The present invention relates to a positioning device, an electronic instrument, and a filter passband changing method.
The global positioning system (GPS) is widely known as a positioning system which utilizes a satellite. The GPS is utilized for a car navigation system and the like. When locating a position using the GPS, a received signal (including a signal converted into an intermediate-frequency signal using a superheterodyne method) obtained by receiving a GPS satellite signal transmitted from a GPS satellite is filtered to remove unnecessary frequency components, and the GPS satellite signal is then acquired and tracked.
Specifically, the phases of a C/A code and a carrier frequency contained in the GPS satellite signal are acquired by performing a correlation process on the received signal which has passed through the filter and a pseudo-generated C/A code replica (code replica) to acquire the GPS satellite signal.
The GPS satellite signal is tracked by tracking the phase of the C/A code utilizing a code loop such as a delay locked loop (DLL), and tracking the phase of the carrier frequency utilizing a carrier loop such as a phase locked loop (PLL).
As related technology, JP-A-5-157826 discloses technology which changes the passband of the filter before and after establishment of synchronization with the GPS satellite signal.
According to the technology disclosed in JP-A-5-157826, frequency synchronization is facilitated by increasing the passband of the filter before frequency synchronization is established.
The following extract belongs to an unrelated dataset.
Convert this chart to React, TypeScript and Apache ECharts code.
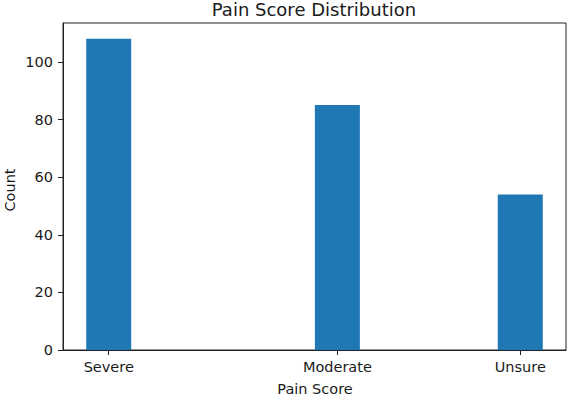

On the other hand, if the passband of the filter is widened to a large extent, the number of noise components other than the GPS satellite signal increases, whereby the signal reception sensitivity decreases due to deterioration in S/N ratio.
According to the technology disclosed in JP-A-5-157826, the passband of the filter is decreased after frequency synchronization has been established. On the other hand, if the passband of the filter is narrowed to a large extent, the spread spectrum modulated GPS satellite signal is partially lost, whereby the positioning accuracy deteriorates. Specifically, since the positioning accuracy and the reception sensitivity have a trade-off relationship, changing the passband of the filter taking into account the presence or absence of establishment of frequency synchronization does not necessarily implement control which is appropriate for the reception environment while ensuring positioning accuracy and reception sensitivity.